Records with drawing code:

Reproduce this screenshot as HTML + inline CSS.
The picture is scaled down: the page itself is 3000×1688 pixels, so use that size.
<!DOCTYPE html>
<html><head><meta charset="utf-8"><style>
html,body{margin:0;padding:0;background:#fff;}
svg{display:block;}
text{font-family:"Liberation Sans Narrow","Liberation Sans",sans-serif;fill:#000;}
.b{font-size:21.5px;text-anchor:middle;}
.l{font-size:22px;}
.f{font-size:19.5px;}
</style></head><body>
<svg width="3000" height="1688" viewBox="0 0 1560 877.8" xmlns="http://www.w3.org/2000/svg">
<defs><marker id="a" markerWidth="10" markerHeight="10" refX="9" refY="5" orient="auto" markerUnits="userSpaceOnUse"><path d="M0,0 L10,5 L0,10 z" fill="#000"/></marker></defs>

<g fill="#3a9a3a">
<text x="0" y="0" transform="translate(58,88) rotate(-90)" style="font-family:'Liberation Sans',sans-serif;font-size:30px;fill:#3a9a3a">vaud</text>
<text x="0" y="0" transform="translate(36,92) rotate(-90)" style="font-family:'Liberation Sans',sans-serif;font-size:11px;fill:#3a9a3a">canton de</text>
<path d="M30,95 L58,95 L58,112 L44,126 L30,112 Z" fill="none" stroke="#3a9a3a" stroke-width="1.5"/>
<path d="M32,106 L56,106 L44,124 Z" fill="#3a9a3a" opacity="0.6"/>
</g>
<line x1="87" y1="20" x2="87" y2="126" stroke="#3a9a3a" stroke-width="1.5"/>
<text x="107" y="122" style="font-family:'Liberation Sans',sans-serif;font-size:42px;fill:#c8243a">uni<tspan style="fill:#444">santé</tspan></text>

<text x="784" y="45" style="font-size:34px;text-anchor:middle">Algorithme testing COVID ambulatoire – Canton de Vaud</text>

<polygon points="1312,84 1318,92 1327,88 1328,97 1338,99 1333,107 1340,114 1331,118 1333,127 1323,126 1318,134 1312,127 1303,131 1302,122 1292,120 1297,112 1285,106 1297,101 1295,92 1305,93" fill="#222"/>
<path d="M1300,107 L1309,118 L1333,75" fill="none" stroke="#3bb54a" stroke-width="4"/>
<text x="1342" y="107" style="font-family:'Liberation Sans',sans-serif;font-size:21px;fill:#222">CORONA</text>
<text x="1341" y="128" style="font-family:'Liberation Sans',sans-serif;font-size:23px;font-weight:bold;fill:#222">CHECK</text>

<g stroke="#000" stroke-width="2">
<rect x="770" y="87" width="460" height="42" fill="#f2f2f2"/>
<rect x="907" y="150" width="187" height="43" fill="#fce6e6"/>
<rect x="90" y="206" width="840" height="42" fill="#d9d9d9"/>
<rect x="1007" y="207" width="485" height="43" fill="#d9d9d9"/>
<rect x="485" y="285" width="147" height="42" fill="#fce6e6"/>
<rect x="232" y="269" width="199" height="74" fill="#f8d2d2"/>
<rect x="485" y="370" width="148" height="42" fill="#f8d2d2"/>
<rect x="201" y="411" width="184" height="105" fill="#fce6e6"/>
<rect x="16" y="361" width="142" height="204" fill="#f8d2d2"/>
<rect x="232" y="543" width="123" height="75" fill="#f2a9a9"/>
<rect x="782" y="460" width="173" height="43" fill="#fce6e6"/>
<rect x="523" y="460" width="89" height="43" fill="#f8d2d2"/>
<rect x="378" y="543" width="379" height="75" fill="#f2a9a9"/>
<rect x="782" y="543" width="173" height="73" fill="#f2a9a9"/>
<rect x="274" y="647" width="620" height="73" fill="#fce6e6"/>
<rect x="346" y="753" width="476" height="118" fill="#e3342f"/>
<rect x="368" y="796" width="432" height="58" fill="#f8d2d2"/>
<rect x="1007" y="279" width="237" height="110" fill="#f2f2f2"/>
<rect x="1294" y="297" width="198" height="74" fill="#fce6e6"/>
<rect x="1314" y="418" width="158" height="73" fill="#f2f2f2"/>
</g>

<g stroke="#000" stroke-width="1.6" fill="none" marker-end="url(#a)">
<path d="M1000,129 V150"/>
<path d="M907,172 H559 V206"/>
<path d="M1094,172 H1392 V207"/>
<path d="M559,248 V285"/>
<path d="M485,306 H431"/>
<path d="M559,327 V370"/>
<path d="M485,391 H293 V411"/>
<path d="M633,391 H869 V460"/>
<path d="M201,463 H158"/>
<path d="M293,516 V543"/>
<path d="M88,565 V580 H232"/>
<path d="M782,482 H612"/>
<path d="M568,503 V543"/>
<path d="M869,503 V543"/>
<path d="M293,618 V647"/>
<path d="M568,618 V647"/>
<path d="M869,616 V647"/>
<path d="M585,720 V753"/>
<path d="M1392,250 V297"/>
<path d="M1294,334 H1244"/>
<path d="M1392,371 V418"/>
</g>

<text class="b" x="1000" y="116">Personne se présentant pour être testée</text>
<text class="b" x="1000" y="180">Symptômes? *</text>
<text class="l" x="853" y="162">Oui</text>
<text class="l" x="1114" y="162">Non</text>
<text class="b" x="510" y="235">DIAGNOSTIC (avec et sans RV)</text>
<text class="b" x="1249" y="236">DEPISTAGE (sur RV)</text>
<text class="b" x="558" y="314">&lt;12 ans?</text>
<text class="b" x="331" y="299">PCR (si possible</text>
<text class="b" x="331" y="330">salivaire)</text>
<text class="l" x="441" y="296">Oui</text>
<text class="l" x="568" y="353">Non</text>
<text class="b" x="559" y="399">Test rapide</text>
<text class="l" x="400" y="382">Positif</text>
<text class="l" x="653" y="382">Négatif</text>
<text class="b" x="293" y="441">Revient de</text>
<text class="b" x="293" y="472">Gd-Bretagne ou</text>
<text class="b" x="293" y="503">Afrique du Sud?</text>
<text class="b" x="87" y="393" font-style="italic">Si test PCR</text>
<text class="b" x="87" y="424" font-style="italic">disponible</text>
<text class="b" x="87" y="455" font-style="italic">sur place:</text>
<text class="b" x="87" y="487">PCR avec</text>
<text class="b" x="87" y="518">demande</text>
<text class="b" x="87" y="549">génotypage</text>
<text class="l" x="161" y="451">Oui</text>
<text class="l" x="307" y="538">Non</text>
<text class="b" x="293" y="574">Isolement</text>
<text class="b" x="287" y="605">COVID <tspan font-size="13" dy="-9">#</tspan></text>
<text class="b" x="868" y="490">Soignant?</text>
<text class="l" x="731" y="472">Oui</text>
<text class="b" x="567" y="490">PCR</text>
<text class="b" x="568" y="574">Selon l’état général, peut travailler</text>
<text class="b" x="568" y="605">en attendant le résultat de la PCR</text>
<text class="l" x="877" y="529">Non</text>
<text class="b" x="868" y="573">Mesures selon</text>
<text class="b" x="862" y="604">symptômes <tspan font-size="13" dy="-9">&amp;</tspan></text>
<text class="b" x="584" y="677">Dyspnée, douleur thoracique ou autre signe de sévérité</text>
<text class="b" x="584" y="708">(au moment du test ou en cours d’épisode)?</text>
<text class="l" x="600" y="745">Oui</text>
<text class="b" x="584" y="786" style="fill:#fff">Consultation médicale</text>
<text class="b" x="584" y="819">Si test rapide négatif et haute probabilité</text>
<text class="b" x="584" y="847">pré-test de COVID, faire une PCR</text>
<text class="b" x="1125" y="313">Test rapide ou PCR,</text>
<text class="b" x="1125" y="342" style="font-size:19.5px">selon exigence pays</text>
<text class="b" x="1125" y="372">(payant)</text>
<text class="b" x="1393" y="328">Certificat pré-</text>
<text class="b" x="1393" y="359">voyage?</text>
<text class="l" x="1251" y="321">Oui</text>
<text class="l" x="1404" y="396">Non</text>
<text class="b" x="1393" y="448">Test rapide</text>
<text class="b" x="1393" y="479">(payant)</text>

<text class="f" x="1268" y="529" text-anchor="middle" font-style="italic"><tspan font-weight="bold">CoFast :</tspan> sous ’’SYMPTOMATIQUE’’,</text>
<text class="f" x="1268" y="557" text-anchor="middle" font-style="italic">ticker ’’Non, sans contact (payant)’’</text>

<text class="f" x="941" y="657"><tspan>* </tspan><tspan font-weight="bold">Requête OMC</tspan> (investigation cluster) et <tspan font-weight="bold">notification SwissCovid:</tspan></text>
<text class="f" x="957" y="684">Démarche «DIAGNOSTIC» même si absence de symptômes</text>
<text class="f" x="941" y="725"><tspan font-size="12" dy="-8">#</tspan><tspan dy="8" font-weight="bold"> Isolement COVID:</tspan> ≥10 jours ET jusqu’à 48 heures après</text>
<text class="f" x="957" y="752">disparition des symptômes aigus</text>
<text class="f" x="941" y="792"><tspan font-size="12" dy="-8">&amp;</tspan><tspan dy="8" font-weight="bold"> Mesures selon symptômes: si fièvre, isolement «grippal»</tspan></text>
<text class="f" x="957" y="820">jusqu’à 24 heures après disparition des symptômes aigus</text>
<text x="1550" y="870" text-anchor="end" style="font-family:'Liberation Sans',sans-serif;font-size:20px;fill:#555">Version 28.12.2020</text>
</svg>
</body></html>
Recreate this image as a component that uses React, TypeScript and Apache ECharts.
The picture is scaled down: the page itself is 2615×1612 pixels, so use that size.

Set problem:
Exactly reproduce the lines that run from the line with "Recreate this image" through the last line of the records, inclusive.

Answer:
Recreate this image as a component that uses React, TypeScript and Apache ECharts.
The picture is scaled down: the page itself is 2615×1612 pixels, so use that size.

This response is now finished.